_Recorded data_
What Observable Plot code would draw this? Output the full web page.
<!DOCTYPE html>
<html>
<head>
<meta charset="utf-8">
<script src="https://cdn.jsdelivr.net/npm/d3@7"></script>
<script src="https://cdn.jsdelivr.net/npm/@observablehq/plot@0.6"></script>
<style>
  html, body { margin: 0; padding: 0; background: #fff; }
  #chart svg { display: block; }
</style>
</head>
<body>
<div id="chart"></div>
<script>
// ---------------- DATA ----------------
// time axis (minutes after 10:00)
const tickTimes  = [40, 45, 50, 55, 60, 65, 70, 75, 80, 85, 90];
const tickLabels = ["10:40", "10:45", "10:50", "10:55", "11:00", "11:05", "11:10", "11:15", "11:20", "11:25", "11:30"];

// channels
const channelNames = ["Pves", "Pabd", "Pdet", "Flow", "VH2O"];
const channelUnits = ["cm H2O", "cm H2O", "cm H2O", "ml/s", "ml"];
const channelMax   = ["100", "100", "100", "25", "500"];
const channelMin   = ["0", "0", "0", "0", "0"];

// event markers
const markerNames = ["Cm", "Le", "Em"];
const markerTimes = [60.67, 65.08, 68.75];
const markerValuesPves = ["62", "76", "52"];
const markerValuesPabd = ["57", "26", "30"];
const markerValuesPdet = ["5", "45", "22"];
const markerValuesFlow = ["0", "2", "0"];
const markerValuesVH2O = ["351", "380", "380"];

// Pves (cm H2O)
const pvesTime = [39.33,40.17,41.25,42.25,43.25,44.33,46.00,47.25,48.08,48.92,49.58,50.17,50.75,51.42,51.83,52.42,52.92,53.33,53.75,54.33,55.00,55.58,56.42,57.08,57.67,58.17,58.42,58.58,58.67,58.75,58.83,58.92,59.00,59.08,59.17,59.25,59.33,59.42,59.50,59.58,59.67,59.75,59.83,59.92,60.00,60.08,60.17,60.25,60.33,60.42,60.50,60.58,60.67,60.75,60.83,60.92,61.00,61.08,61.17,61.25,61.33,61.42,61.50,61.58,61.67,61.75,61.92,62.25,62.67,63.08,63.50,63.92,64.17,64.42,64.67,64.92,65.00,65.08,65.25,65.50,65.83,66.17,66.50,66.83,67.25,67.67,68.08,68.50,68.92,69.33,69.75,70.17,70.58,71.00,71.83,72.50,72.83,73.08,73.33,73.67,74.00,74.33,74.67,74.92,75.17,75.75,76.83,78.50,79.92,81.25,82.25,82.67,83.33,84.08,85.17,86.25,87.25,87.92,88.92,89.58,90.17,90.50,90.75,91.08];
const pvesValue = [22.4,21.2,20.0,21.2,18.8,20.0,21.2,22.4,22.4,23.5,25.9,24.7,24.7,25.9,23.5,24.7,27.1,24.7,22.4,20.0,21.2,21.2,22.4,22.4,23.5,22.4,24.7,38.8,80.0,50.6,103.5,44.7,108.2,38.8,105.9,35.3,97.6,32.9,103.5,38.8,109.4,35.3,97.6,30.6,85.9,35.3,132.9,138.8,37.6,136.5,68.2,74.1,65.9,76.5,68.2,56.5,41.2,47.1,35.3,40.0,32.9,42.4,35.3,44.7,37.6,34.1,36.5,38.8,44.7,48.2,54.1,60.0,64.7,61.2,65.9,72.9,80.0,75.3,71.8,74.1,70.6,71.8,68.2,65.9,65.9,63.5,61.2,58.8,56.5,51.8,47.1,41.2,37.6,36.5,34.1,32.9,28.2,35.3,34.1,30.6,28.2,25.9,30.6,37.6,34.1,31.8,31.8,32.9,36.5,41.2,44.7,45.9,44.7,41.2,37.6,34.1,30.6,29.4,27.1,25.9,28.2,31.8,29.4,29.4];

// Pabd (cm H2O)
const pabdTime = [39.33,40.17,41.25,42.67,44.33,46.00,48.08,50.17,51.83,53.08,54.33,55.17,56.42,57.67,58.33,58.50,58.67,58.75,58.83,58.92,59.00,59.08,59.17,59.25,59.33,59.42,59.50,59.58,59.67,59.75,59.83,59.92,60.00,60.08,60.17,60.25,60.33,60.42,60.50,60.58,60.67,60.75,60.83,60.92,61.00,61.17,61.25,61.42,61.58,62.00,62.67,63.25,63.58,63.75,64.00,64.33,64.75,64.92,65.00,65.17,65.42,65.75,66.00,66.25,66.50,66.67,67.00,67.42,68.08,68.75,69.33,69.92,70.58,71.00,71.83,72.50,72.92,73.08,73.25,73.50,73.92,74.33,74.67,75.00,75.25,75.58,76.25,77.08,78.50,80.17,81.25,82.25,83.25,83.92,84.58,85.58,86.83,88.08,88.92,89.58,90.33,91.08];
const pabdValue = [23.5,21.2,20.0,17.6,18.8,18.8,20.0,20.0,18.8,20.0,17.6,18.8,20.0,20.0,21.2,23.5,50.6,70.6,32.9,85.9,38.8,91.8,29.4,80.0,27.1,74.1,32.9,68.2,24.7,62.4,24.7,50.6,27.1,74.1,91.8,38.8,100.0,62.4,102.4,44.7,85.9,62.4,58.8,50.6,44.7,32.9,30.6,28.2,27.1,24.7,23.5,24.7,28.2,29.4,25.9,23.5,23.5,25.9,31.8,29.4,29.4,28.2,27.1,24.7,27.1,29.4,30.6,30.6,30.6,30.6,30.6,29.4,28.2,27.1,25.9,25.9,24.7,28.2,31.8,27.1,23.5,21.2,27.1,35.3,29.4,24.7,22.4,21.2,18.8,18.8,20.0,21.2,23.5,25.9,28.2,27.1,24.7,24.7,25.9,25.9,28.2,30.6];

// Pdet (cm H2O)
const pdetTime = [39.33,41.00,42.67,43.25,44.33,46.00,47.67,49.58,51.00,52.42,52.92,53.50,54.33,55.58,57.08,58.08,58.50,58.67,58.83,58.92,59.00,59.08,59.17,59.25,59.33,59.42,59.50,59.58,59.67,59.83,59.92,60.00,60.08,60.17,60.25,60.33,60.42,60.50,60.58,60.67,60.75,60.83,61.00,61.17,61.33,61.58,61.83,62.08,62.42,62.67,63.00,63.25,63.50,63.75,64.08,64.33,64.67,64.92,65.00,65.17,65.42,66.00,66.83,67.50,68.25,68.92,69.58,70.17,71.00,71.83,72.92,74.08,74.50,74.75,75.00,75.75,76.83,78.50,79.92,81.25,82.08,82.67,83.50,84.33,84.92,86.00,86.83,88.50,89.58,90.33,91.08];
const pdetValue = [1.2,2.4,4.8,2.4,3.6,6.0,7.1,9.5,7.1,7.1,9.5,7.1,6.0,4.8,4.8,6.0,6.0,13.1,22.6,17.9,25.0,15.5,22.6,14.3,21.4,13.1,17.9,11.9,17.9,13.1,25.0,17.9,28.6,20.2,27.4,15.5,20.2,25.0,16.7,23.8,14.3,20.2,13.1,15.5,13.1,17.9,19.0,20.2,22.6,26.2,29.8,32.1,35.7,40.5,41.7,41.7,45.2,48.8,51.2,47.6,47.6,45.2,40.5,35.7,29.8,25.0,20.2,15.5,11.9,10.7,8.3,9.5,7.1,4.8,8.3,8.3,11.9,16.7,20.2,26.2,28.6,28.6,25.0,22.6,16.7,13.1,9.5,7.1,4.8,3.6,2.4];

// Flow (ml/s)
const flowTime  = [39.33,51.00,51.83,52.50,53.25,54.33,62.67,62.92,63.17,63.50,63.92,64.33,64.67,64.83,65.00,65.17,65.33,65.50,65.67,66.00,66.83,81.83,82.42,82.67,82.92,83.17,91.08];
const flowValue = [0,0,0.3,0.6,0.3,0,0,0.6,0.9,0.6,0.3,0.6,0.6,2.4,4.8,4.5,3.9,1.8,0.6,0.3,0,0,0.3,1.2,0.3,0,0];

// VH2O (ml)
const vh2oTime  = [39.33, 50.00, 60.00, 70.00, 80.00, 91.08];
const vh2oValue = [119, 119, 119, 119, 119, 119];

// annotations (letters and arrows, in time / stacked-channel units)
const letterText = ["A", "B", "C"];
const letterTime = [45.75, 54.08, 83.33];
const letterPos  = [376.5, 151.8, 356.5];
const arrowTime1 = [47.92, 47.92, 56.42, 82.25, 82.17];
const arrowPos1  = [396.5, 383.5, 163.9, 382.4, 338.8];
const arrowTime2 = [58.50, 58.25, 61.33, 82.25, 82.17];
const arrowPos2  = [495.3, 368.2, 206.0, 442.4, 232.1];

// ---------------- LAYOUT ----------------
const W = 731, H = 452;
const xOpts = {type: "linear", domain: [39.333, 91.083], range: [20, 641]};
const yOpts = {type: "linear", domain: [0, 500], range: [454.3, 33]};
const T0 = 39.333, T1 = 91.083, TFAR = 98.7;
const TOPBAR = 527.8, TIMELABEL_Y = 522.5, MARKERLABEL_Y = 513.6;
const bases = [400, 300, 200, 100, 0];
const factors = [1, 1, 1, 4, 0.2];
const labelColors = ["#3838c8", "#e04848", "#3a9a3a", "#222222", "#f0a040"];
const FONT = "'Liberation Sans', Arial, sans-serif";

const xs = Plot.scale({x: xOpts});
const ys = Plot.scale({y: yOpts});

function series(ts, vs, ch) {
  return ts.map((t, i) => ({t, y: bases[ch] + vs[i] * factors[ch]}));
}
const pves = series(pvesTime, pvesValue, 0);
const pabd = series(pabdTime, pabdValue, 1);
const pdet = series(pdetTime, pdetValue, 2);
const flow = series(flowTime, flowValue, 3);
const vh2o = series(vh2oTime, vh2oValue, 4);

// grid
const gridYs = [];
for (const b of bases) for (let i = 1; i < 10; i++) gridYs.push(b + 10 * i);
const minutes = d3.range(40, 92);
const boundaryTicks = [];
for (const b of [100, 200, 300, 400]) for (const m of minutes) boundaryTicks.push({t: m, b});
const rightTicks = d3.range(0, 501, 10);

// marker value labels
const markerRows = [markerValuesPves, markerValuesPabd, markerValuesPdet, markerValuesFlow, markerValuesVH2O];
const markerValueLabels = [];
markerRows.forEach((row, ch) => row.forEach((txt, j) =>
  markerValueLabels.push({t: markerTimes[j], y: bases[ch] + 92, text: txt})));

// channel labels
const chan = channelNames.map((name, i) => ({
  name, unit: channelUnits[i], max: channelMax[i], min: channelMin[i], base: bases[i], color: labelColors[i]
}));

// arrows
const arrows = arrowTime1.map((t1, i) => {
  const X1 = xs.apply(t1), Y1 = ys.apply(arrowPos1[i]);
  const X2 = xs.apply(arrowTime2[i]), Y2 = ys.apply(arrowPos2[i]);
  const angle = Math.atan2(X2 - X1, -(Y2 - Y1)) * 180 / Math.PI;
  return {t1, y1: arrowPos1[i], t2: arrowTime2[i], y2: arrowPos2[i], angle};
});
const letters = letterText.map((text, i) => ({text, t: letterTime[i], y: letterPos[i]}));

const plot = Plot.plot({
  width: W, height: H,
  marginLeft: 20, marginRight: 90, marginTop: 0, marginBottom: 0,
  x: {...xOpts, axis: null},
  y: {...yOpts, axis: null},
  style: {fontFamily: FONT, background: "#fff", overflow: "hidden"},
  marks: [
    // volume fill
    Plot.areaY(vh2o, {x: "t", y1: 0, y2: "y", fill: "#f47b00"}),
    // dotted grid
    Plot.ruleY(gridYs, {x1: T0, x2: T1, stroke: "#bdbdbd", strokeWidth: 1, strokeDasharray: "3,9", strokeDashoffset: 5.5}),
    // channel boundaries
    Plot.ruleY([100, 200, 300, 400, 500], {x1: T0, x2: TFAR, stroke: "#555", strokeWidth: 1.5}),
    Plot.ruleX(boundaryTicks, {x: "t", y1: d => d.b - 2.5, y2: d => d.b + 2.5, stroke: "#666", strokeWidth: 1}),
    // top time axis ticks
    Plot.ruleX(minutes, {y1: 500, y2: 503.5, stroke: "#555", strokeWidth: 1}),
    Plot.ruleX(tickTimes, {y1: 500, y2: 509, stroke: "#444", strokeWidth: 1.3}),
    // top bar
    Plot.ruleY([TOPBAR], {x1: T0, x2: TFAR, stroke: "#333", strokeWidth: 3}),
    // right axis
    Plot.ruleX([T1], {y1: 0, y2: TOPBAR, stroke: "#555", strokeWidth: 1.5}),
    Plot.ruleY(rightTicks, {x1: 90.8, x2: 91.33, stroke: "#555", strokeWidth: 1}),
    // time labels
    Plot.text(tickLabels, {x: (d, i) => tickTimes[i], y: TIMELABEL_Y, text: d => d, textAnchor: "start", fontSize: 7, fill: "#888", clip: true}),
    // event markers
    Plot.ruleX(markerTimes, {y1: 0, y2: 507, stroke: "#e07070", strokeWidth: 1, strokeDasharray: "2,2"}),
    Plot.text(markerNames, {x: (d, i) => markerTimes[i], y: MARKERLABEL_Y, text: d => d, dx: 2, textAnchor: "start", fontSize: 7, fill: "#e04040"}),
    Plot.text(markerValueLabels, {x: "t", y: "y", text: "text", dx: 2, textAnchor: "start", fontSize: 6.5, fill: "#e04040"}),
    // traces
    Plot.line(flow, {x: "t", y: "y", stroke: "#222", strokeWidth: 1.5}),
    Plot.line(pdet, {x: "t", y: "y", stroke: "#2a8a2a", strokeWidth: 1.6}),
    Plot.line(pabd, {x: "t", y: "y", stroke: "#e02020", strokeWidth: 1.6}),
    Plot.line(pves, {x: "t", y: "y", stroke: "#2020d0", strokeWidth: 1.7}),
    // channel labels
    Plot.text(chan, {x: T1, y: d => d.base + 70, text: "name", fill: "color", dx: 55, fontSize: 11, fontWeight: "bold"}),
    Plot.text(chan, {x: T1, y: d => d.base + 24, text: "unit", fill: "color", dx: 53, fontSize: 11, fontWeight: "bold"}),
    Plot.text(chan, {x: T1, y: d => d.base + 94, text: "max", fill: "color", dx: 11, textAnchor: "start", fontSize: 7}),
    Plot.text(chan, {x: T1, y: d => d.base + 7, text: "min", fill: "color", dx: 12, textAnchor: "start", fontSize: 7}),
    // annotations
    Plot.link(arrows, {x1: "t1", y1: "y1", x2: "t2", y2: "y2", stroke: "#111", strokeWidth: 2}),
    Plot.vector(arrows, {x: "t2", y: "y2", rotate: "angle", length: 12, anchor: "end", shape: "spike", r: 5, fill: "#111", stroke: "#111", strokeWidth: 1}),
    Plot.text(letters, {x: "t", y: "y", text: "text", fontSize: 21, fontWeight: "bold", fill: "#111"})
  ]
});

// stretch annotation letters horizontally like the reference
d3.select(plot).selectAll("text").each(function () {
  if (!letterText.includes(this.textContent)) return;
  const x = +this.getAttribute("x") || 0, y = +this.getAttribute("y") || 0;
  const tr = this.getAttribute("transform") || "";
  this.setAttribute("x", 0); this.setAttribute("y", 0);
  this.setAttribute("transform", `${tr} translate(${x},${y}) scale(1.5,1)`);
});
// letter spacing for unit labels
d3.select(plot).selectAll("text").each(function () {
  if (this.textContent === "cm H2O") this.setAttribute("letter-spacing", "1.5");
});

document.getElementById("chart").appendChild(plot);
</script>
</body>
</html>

_Instruction_
Pick out, from the lines above, every one that contains the string "this".

_Right answer_
What Observable Plot code would draw this? Output the full web page.
  if (!letterText.includes(this.textContent)) return;
  const x = +this.getAttribute("x") || 0, y = +this.getAttribute("y") || 0;
  const tr = this.getAttribute("transform") || "";
  this.setAttribute("x", 0); this.setAttribute("y", 0);
  this.setAttribute("transform", `${tr} translate(${x},${y}) scale(1.5,1)`);
  if (this.textContent === "cm H2O") this.setAttribute("letter-spacing", "1.5");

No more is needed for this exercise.